## BEGIN DATA ROWS

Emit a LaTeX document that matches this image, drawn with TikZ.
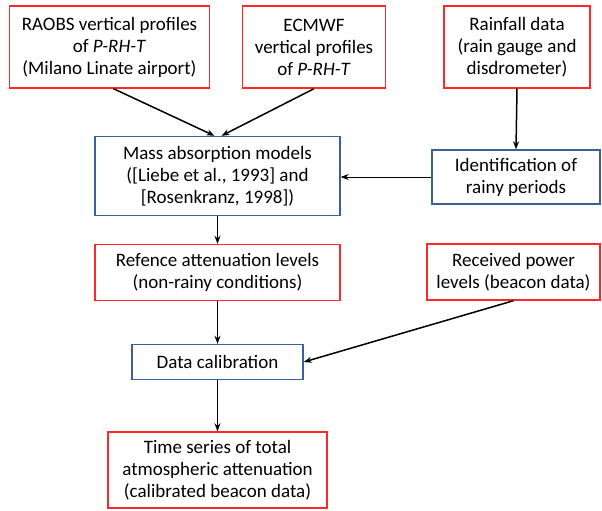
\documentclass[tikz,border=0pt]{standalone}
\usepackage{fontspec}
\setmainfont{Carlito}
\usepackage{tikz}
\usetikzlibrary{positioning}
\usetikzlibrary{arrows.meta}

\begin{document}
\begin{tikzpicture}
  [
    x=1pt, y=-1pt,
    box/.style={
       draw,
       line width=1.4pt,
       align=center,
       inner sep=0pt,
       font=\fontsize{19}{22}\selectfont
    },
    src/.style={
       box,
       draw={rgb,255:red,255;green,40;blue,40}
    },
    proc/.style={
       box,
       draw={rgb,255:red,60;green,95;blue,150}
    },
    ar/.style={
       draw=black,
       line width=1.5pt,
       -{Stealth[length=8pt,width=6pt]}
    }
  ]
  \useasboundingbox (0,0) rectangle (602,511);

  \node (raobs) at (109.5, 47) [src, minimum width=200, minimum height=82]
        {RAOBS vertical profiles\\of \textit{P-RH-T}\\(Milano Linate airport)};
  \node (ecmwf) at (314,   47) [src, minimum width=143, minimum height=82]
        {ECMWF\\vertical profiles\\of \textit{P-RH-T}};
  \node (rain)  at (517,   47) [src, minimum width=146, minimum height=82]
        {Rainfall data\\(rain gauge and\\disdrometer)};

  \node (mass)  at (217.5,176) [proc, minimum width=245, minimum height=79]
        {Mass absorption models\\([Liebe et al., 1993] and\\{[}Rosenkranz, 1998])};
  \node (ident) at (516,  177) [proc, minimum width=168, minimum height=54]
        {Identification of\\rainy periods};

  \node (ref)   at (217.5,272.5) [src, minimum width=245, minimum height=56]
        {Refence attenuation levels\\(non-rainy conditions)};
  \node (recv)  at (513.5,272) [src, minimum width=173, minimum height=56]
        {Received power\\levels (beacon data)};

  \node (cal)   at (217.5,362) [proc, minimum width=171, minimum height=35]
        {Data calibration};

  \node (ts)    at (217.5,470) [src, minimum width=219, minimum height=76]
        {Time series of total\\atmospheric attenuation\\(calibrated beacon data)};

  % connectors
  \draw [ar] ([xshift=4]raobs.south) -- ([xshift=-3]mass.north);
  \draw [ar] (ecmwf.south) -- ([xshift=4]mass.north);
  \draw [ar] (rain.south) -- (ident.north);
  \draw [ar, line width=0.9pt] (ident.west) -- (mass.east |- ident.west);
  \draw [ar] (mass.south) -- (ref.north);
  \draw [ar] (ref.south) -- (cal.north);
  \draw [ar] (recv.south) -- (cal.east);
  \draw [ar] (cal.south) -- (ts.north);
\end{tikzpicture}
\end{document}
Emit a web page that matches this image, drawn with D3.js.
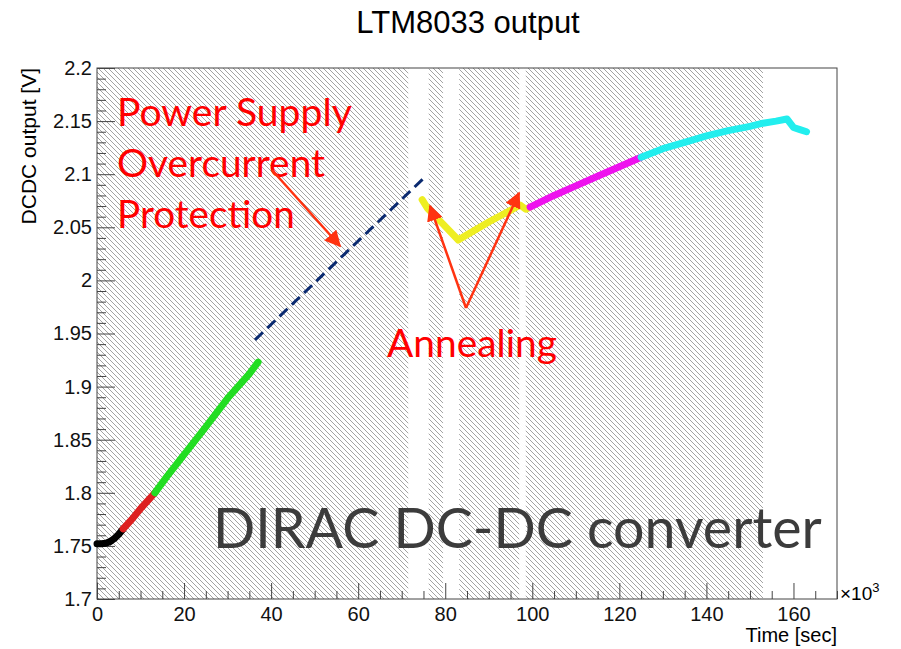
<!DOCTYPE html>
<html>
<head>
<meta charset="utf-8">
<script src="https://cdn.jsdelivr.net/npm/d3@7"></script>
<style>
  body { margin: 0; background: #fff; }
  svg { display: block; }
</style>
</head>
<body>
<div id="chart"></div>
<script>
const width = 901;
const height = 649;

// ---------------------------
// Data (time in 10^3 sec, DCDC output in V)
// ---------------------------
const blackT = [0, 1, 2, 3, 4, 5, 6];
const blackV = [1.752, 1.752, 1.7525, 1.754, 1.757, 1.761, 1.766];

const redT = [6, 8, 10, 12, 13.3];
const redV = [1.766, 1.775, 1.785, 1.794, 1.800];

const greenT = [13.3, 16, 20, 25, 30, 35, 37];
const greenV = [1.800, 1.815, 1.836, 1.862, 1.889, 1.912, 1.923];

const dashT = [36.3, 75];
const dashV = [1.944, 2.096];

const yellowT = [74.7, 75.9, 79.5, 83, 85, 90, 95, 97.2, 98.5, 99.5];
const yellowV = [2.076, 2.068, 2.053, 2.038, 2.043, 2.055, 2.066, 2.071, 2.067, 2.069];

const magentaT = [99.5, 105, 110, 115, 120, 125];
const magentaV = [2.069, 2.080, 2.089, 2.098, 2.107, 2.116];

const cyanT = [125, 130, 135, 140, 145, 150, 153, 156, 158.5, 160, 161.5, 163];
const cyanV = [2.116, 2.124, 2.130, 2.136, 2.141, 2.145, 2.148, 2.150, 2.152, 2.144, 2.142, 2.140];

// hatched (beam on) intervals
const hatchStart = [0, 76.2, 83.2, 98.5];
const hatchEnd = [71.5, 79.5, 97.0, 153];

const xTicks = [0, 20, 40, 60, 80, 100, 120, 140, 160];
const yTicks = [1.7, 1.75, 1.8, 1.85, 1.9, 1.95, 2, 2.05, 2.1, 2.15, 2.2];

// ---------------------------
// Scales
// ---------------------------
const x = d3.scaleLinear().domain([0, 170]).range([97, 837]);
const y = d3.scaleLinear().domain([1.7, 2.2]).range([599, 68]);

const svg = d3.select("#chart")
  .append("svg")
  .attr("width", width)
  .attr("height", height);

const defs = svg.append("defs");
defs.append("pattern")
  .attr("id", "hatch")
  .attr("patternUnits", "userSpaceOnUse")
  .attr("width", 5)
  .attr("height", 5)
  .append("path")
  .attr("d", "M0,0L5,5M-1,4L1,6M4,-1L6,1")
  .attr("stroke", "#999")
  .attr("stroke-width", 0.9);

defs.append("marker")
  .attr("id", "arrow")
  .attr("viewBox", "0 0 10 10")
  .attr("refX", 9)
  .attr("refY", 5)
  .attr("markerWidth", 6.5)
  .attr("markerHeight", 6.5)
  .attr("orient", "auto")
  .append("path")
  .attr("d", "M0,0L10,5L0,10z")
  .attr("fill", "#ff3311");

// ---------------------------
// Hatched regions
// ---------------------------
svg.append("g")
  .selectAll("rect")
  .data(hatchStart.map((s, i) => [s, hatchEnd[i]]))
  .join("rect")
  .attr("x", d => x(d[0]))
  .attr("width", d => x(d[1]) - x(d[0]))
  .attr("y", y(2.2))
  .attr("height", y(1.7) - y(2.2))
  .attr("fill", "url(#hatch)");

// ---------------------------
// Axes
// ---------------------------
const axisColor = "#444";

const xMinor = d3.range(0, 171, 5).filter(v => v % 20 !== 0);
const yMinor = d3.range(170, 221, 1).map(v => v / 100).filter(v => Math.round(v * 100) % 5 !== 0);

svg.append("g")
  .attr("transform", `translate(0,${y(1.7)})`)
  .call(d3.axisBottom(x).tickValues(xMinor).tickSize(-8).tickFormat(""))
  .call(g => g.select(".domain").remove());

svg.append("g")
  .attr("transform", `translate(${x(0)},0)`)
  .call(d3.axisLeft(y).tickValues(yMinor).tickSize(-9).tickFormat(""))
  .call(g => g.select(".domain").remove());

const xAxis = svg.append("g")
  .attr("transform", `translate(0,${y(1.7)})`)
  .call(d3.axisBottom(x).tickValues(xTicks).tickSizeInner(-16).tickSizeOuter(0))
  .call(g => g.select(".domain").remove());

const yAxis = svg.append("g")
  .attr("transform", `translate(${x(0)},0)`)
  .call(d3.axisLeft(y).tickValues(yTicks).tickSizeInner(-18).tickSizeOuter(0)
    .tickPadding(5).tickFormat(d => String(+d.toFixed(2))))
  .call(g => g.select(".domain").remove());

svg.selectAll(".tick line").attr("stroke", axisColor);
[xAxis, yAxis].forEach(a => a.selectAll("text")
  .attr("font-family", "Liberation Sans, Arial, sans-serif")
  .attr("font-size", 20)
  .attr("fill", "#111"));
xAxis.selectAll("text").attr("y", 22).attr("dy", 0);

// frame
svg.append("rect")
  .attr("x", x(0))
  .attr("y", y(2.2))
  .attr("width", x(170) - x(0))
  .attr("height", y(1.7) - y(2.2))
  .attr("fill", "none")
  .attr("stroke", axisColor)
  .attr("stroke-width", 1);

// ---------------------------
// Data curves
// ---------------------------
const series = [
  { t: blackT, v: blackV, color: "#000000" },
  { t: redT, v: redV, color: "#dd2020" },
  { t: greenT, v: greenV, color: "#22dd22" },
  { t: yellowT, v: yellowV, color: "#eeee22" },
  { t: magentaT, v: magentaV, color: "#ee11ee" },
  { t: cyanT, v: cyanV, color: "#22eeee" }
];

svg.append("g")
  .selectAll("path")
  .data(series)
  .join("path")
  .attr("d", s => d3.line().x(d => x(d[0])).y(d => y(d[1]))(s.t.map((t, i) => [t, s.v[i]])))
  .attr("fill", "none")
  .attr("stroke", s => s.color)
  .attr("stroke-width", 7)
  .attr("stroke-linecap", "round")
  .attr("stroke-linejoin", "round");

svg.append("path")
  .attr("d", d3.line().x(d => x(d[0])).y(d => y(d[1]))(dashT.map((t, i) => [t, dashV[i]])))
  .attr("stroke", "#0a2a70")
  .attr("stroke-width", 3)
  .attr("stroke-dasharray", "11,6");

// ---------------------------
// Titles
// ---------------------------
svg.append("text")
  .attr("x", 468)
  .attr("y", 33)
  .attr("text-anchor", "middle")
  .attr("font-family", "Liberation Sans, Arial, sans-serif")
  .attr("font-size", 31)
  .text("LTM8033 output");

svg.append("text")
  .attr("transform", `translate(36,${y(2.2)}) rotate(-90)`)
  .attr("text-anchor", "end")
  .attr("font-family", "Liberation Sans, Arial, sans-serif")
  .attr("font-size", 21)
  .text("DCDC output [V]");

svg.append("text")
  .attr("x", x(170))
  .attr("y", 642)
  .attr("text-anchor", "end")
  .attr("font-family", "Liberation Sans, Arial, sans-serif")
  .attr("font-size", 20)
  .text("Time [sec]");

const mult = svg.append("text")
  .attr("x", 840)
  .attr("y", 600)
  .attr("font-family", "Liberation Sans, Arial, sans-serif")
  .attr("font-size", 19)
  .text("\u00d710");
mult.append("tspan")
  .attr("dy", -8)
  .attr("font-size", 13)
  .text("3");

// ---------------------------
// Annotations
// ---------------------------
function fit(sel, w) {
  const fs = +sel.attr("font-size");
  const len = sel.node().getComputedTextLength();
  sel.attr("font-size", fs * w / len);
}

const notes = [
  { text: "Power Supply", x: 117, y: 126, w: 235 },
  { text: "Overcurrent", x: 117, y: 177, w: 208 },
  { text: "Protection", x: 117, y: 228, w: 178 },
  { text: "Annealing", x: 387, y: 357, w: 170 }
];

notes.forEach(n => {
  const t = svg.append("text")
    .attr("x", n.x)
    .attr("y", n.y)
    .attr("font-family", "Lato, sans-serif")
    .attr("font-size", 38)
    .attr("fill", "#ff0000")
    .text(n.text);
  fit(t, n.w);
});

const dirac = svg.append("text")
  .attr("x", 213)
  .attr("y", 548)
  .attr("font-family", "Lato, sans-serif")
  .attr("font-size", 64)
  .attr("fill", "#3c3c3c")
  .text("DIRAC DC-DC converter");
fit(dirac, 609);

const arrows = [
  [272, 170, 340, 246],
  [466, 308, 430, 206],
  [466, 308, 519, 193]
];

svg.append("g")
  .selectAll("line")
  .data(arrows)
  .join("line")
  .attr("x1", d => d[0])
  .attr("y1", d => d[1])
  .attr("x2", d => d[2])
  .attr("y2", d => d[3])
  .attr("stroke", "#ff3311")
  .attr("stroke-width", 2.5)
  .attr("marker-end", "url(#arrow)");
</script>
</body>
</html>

## END DATA ROWS

### TASK
Repeat exactly, and only, the lines from the one containing "Emit a web page" through the one containing "const height = 649;", both included, without the pictures.

### EXPECTED ANSWER
Emit a web page that matches this image, drawn with D3.js.
<!DOCTYPE html>
<html>
<head>
<meta charset="utf-8">
<script src="https://cdn.jsdelivr.net/npm/d3@7"></script>
<style>
  body { margin: 0; background: #fff; }
  svg { display: block; }
</style>
</head>
<body>
<div id="chart"></div>
<script>
const width = 901;
const height = 649;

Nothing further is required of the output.